… And in part three, Minyi treated us to a dessert of caramelized pear (and impromptu banana addition) with honey florentines and very chocolate ice cream.
You’ll need:
- Two pears
- One medium-sized banana
- 1 tablespoon sugar and 2 tablespoons unsalted butter
For florentines (Courtesy of Martha Stewart Cookies):
- 2 tablespoons unsalted butter
- 2 tablespoons packed light brown sugar
- 1 1/2 tablespoons honey
- 2 tablespoons all-purpose flour
- pinch of coarse salt
1. Preheat oven to 190 C or 375 F. Melt butter, brown sugar, and honey in a small saucepan over medium-low heat. Transfer to a bowl. Whisk in flour and salt until smooth.
2. Working quickly so nothing sets prematurely, drop 1/2 teaspoons of batter onto large baking sheets lined with parchment paper, spacing them at least 3 inches apart. Bake cookies until they spread and turn golden brown, no longer than 6 minutes!
3. Let cool on sheets of wire racks. Carefully remove with your fingers. You can also drape them onto something before they set and then chill them to get the florentines to set in a shape like a basket etc. We draped them on glasses and souffle dishes!
While those are setting, caramelize the fruit so that you can serve it warm.
1. Heat up a small pan and on medium heat dissolve sugar and butter until it begins to caramelize lightly.
2. Wash and cut fruit – the pears lengthwise, the bananas into round slices. It will fit snugly.
3. Arrange fruit, cut side down in the pan and cook for 5-10 minutes, until fruit has caramelized and is tender.

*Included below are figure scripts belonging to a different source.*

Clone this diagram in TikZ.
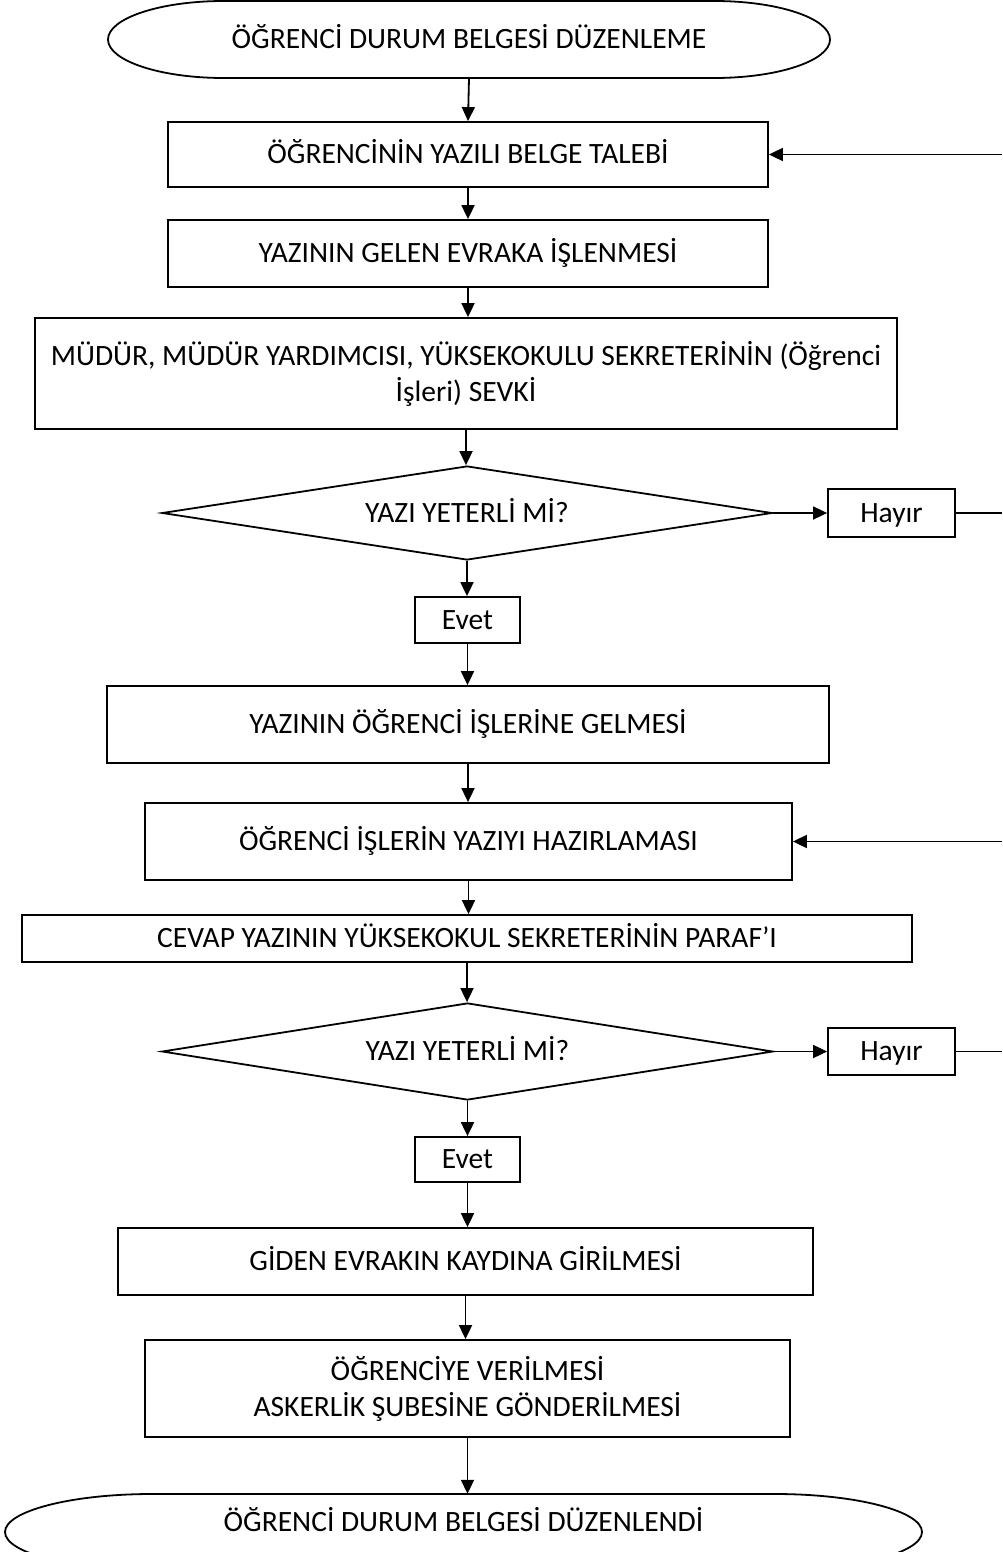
\documentclass[tikz,border=0pt]{standalone}
\usepackage{fontspec}
\setmainfont{Carlito}
\usetikzlibrary{arrows.meta,shapes.geometric}

% terminator outline: left x, top y, right x, bottom y (elliptic ends)
\newcommand{\termoutline}[4]{%
  \pgfmathsetmacro{\tr}{0.16*(#3-#1)}%
  \pgfmathsetmacro{\tm}{0.5*(#2+#4)}%
  \pgfmathsetmacro{\th}{0.5*(#4-#2)}%
  \draw[line] ({#1+\tr},#2) -- ({#3-\tr},#2)
    .. controls ({#3-0.45*\tr},#2) and (#3,{\tm-0.55*\th}) .. (#3,\tm)
    .. controls (#3,{\tm+0.55*\th}) and ({#3-0.45*\tr},#4) .. ({#3-\tr},#4)
    -- ({#1+\tr},#4)
    .. controls ({#1+0.45*\tr},#4) and (#1,{\tm+0.55*\th}) .. (#1,\tm)
    .. controls (#1,{\tm-0.55*\th}) and ({#1+0.45*\tr},#2) .. cycle;}

\begin{document}
\begin{tikzpicture}[x=1pt,y=-1pt,
  every node/.style={font=\fontsize{29.5}{36}\selectfont, inner sep=0pt},
  oneline/.style={text height=18.9pt, text depth=0pt},
  line/.style={line width=1.8pt, black},
  proc/.style={draw, line width=1.8pt, align=center},
  decide/.style={draw, diamond, aspect=6.5, line width=1.8pt, oneline},
  arr/.style={line, -{Triangle[length=14pt,width=13pt]}},
]
\useasboundingbox (0,0) rectangle (1002,1552);

% start terminator
\termoutline{108}{1}{830}{78}
\node[oneline, minimum width=722pt, minimum height=77pt] (start) at (469,39.5) {ÖĞRENCİ DURUM BELGESİ DÜZENLEME};

\node[proc, oneline, minimum width=600pt, minimum height=65pt] (b1) at (468,154.5) {ÖĞRENCİNİN YAZILI BELGE TALEBİ};
\node[proc, oneline, minimum width=600pt, minimum height=67pt] (b2) at (468,253.5) {YAZININ GELEN EVRAKA İŞLENMESİ};
\node[proc, minimum width=862pt, minimum height=111pt] (b3) at (466,373.5) {MÜDÜR, MÜDÜR YARDIMCISI, YÜKSEKOKULU SEKRETERİNİN (Öğrenci\\İşleri) SEVKİ};
\node[decide, minimum width=610pt, minimum height=94pt] (d1) at (467,513) {YAZI YETERLİ Mİ?};
\node[proc, oneline, minimum width=127pt, minimum height=48pt] (h1) at (891.5,513) {Hayır};
\node[proc, oneline, minimum width=105pt, minimum height=46pt] (e1) at (467.5,620) {Evet};
\node[proc, oneline, minimum width=722pt, minimum height=77pt] (b4) at (468,724.5) {YAZININ ÖĞRENCİ İŞLERİNE GELMESİ};
\node[proc, oneline, minimum width=647pt, minimum height=77pt] (b5) at (468.5,841.5) {ÖĞRENCİ İŞLERİN YAZIYI HAZIRLAMASI};
\node[proc, oneline, minimum width=890pt, minimum height=47pt] (b6) at (467,938.5) {CEVAP YAZININ YÜKSEKOKUL SEKRETERİNİN PARAF’I};
\node[decide, minimum width=611pt, minimum height=97pt] (d2) at (467.5,1051.5) {YAZI YETERLİ Mİ?};
\node[proc, oneline, minimum width=127pt, minimum height=47pt] (h2) at (891.5,1051.5) {Hayır};
\node[proc, oneline, minimum width=105pt, minimum height=45pt] (e2) at (467.5,1159.5) {Evet};
\node[proc, oneline, minimum width=695pt, minimum height=67pt] (b7) at (465.5,1261.5) {GİDEN EVRAKIN KAYDINA GİRİLMESİ};
\node[proc, minimum width=645pt, minimum height=97pt] (b8) at (467.5,1388.5) {ÖĞRENCİYE VERİLMESİ\\ASKERLİK ŞUBESİNE GÖNDERİLMESİ};

% end terminator
\termoutline{5}{1494}{922}{1570}
\node[oneline, minimum width=917pt, minimum height=56pt] (end) at (463.5,1522) {ÖĞRENCİ DURUM BELGESİ DÜZENLENDİ};

% main flow
\draw[arr] (start.south) -- (b1.north);
\draw[arr] (b1) -- (b2);
\draw[arr] (b2.south) -- (b2.south |- b3.north);
\draw[arr] (b3.south) -- (b3.south |- d1.north);
\draw[arr] (d1.south) -- (d1.south |- e1.north);
\draw[arr] (e1.south) -- (e1.south |- b4.north);
\draw[arr] (b4.south) -- (b4.south |- b5.north);
\draw[arr] (b5.south) -- (b5.south |- b6.north);
\draw[arr] (b6.south) -- (b6.south |- d2.north);
\draw[arr] (d2.south) -- (d2.south |- e2.north);
\draw[arr] (e2.south) -- (e2.south |- b7.north);
\draw[arr] (b7.south) -- (b7.south |- b8.north);
\draw[arr] (b8.south) -- (b8.south |- end.north);

% "no" branches and return lines
\draw[arr] (d1.east) -- (h1.west);
\draw[arr] (d2.east) -- (h2.west);
\coordinate (r1) at (1002,154.5);
\coordinate (r2) at (1002,513);
\coordinate (r3) at (1002,841.5);
\coordinate (r4) at (1002,1051.5);
\draw[arr] (r1) -- (b1.east);
\draw[line] (h1.east) -- (r2);
\draw[arr] (r3) -- (b5.east);
\draw[line] (h2.east) -- (r4);
\end{tikzpicture}
\end{document}
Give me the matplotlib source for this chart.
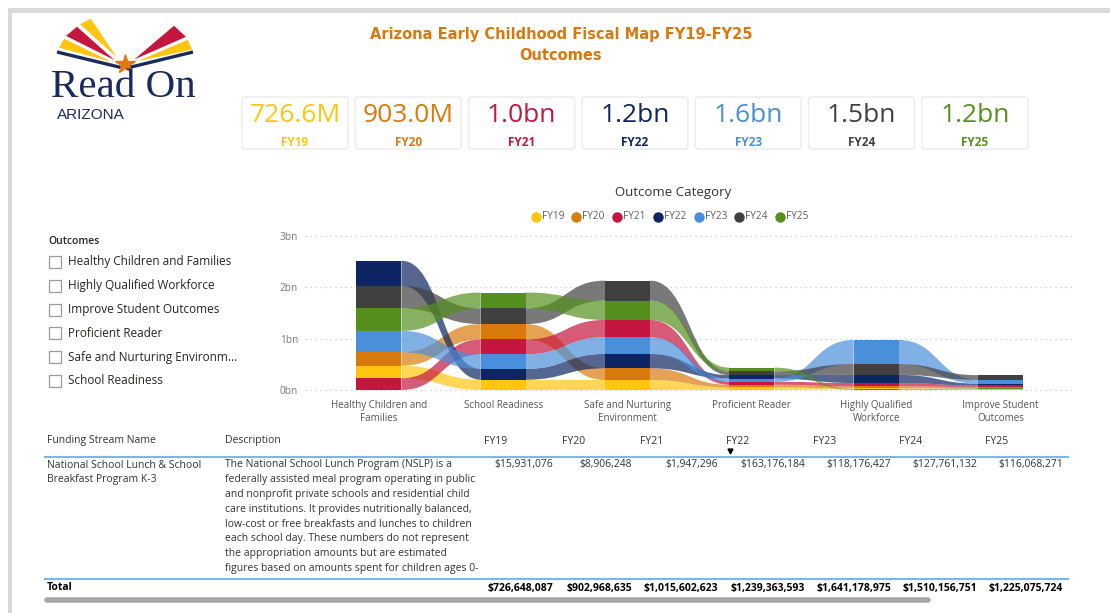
import numpy as np
import matplotlib
matplotlib.use("Agg")
import matplotlib.pyplot as plt
from matplotlib.path import Path
from matplotlib.patches import PathPatch, Polygon, FancyBboxPatch, Rectangle

plt.rcParams["font.family"] = ["Open Sans", "DejaVu Sans"]

W, H = 1110, 613

# --- data -------------------------------------------------------------
years = ["FY19", "FY20", "FY21", "FY22", "FY23", "FY24", "FY25"]
year_colors = ["#FFC50F", "#D97B0C", "#C4163F", "#0D2663", "#4A8FD9", "#404040", "#55901E"]

categories = ["Healthy Children and\nFamilies", "School Readiness", "Safe and Nurturing\nEnvironment",
              "Proficient Reader", "Highly Qualified\nWorkforce", "Improve Student\nOutcomes"]

# amounts in billions per outcome category
fy19 = [0.247, 0.200, 0.195, 0.050, 0.018, 0.015]
fy20 = [0.260, 0.300, 0.227, 0.052, 0.040, 0.024]
fy21 = [0.227, 0.290, 0.338, 0.058, 0.065, 0.030]
fy22 = [0.490, 0.210, 0.280, 0.068, 0.160, 0.036]
fy23 = [0.420, 0.285, 0.325, 0.062, 0.470, 0.075]
fy24 = [0.440, 0.305, 0.390, 0.070, 0.210, 0.090]
fy25 = [0.435, 0.310, 0.377, 0.075, 0.012, 0.018]

totals = [726648087, 902968635, 1015602623, 1239363593, 1641178975, 1510156751, 1225075724]

outcome_options = ["Healthy Children and Families", "Highly Qualified Workforce",
                   "Improve Student Outcomes", "Proficient Reader",
                   "Safe and Nurturing Environm...", "School Readiness"]

stream_name = ["National School Lunch & School", "Breakfast Program K-3"]
stream_desc = [
    "The National School Lunch Program (NSLP) is a",
    "federally assisted meal program operating in public",
    "and nonprofit private schools and residential child",
    "care institutions. It provides nutritionally balanced,",
    "low-cost or free breakfasts and lunches to children",
    "each school day. These numbers do not represent",
    "the appropriation amounts but are estimated",
    "figures based on amounts spent for children ages 0-",
]
stream_values = [15931076, 8906248, 1947296, 163176184, 118176427, 127761132, 116068271]


def short_amount(v):
    if v >= 1e9:
        return f"{v / 1e9:.1f}bn"
    return f"{v / 1e6:.1f}M"


fig = plt.figure(figsize=(W / 100, H / 100), dpi=100)

# background canvas in pixel coords (y down)
bg = fig.add_axes([0, 0, 1, 1])
bg.set_xlim(0, W)
bg.set_ylim(H, 0)
bg.axis("off")

# frame
bg.add_patch(Rectangle((8, 8), W - 8, 5, fc="#D9D9D9", lw=0))
bg.add_patch(Rectangle((8, 8), 4, H - 8, fc="#D9D9D9", lw=0))

# logo
navy = "#1B2A5E"
bg.add_patch(Polygon([(91, 18), (79, 24), (120, 61)], fc="#FFC50F", ec="white", lw=0.8))
bg.add_patch(Polygon([(77, 26), (65, 36), (118, 62.5)], fc="#C4163F", ec="white", lw=0.8))
bg.add_patch(Polygon([(64, 38), (58, 48), (117, 64)], fc="#FFC50F", ec="white", lw=0.8))
bg.add_patch(Polygon([(174, 25), (187, 37), (131, 61.5)], fc="#C4163F", ec="white", lw=0.8))
bg.add_patch(Polygon([(188, 39), (193, 50), (132, 63)], fc="#FFC50F", ec="white", lw=0.8))
bg.plot([57, 121], [52, 67.5], color=navy, lw=2.4, solid_capstyle="butt")
bg.plot([129, 193], [67.5, 52], color=navy, lw=2.4, solid_capstyle="butt")
bg.plot(125, 64, marker="*", ms=15, color="#E07B12", mec="#E07B12")
fig.text(51 / W, 1 - 97 / H, "Read On", family="Liberation Serif", fontsize=29.5,
         color=navy, va="baseline", ha="left")
fig.text(57 / W, 1 - 119 / H, "ARIZONA", family="Liberation Sans", fontsize=11,
         color=navy, va="baseline", ha="left")

# title
title_color = "#D9780F"
fig.text(561 / W, 1 - 34 / H, "Arizona Early Childhood Fiscal Map FY19-FY25", ha="center",
         va="center", fontsize=10.5, fontweight="bold", family="DejaVu Sans", color=title_color)
fig.text(561 / W, 1 - 56 / H, "Outcomes", ha="center", va="center", fontsize=10.5,
         fontweight="bold", family="DejaVu Sans", color=title_color)

# KPI cards
for i, (yr, tot, col) in enumerate(zip(years, totals, year_colors)):
    x = 242 + 113.3 * i
    bg.add_patch(FancyBboxPatch((x, 97), 106, 52, boxstyle="round,pad=0,rounding_size=3",
                                fc="white", ec="#EBEBEB", lw=1))
    bg.text(x + 53, 115.5, short_amount(tot), ha="center", va="center", fontsize=19, color=col)
    bg.text(x + 53, 142.5, yr, ha="center", va="center", fontsize=8.5, fontweight="bold", color=col)

# slicer
bg.text(48, 241.5, "Outcomes", ha="left", va="center", fontsize=7.5, fontweight="semibold",
        color="#252423")
for i, name in enumerate(outcome_options):
    yc = 262 + 23.75 * i
    bg.add_patch(Rectangle((48.5, yc - 6), 12, 12, fc="white", ec="#9A9A9A", lw=0.9))
    bg.text(68, yc, name, ha="left", va="center", fontsize=8.5, color="#252423")

# --- ribbon chart -------------------------------------------------------
series = np.array([fy19, fy20, fy21, fy22, fy23, fy24, fy25])
n_ser, n_cat = series.shape
bottoms = np.zeros_like(series)
for j in range(n_cat):
    acc = 0.0
    for s in np.argsort(series[:, j], kind="stable"):
        bottoms[s, j] = acc
        acc += series[s, j]
tops = bottoms + series

ax = fig.add_axes([305 / W, 1 - 392 / H, 770 / W, 161 / H])
ax.patch.set_alpha(0)
ax.set_xlim(-0.595, 5.6)
ax.set_ylim(-0.04, 3.1)

bw = 0.181
codes = [Path.MOVETO, Path.CURVE4, Path.CURVE4, Path.CURVE4, Path.LINETO,
         Path.CURVE4, Path.CURVE4, Path.CURVE4, Path.CLOSEPOLY]
for s in range(n_ser):
    col = year_colors[s]
    for j in range(n_cat - 1):
        x0, x1 = j + bw, j + 1 - bw
        xm = (x0 + x1) / 2
        verts = [(x0, tops[s, j]), (xm, tops[s, j]), (xm, tops[s, j + 1]), (x1, tops[s, j + 1]),
                 (x1, bottoms[s, j + 1]), (xm, bottoms[s, j + 1]), (xm, bottoms[s, j]),
                 (x0, bottoms[s, j]), (x0, tops[s, j])]
        ax.add_patch(PathPatch(Path(verts, codes), fc=col, alpha=0.7, lw=0))
for s in range(n_ser):
    ax.bar(np.arange(n_cat), series[s], bottom=bottoms[s], width=2 * bw,
           color=year_colors[s], lw=0, zorder=3)

ax.set_yticks([0, 1, 2, 3], ["0bn", "1bn", "2bn", "3bn"])
ax.set_xticks(np.arange(n_cat), categories)
ax.tick_params(axis="y", length=0, pad=5, labelsize=7.3, labelcolor="#777777")
ax.tick_params(axis="x", length=0, pad=6, labelsize=7, labelcolor="#555555")
ax.yaxis.grid(True, color="#C8C8C8", linestyle=(0, (1, 3)), lw=0.9)
ax.set_axisbelow(True)
for sp in ax.spines.values():
    sp.set_visible(False)

fig.text(673 / W, 1 - 192.5 / H, "Outcome Category", ha="center", va="center",
         fontsize=9.5, color="#333333")
for i, (yr, col) in enumerate(zip(years, year_colors)):
    cx = 535.7 + 40.7 * i
    bg.plot(cx, 216.5, "o", ms=6.5, color=col)
    bg.text(cx + 6, 216.5, yr, ha="left", va="center", fontsize=7.3, color="#605E5C")

# --- table --------------------------------------------------------------
head_x = [484, 562, 640, 726, 813, 899, 985]
val_right = [553, 632, 718, 805, 891, 977, 1063]
tcol = "#333333"
bg.text(47, 441, "Funding Stream Name", ha="left", va="center", fontsize=7.5, color=tcol)
bg.text(225, 441, "Description", ha="left", va="center", fontsize=7.5, color=tcol)
for yr, hx in zip(years, head_x):
    bg.text(hx, 441, yr, ha="left", va="center", fontsize=7.5, color=tcol)
bg.plot(730, 451, marker="v", ms=3.5, color="black")
bg.plot([45, 1068], [456.5, 456.5], color="#7DB5EE", lw=1.5)

for k, line in enumerate(stream_name):
    bg.text(47, 465 + 14.8 * k, line, ha="left", va="center", fontsize=7.5, color=tcol)
for k, line in enumerate(stream_desc):
    bg.text(225, 465 + 14.8 * k, line, ha="left", va="center", fontsize=7.5, color=tcol)
for v, xr in zip(stream_values, val_right):
    bg.text(xr, 465, f"${v:,}", ha="right", va="center", fontsize=7.5, color=tcol)

bg.plot([45, 1068], [578.5, 578.5], color="#7DB5EE", lw=1.5)
bg.text(47, 588, "Total", ha="left", va="center", fontsize=7.5, fontweight="bold", color="black")
for v, xr in zip(totals, val_right):
    bg.text(xr, 588, f"${v:,}", ha="right", va="center", fontsize=7.5, fontweight="bold",
            color="black")
bg.plot([47, 928], [599.5, 599.5], color="#A6A6A6", lw=4, solid_capstyle="round")

fig.savefig("out.png", dpi=100)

4. Serve in the florentine basket, pouring the caramel sauce over the fruit with chocolate ice cream on the side. If you have a proper freezer it will also not melt so fast.
ZOYA SKVORTSOVA says
i love everything very chocolate or very bitter chocolate, but from my experience of having desserts similar to this/in different places and different countries/, it is way too much. pears and bananas–too much already, caramelized and with sauce and with ice-cream. tooooo sweet. bananas are tasty when they are on a slightly green side, even then, dipped in chocolate/wallys!!/ too sweet. pears are good with cranberries or with a sauce, based on lemon or orange liquer + mint leaves, fresh the pictures look very nice and i”d like to taste it, but personally to me it”s more of a SEPARATE sweet dish, then an after dinner dessert. this is my answer to martha.
saffronandhoney says
Well Martha only provided the cookie part of the recipe, the rest was all us!
I know you’d like just the ice cream part, separately haha.
minyi says
zoya—I agree with you, even for a sweetphile like me, I thought boy that was _a lot_ of sugar (on hindsight of course).
the recipe actually calls for a light and airy chocolate mousse to accompany the honey florentine and caramelised pear/bananas but I didnt take into consideration the amt of time the mousse needs to set so I replaced it with store bought choc ice cream instead – the airy texture of the mousse would otherwise made it a less heavy handed dessert i feel
I have since learn to, as Michael Kors would say, edit edit edit 🙂
saffronandhoney says
that Michael Kors :), he knows what he’s talking about.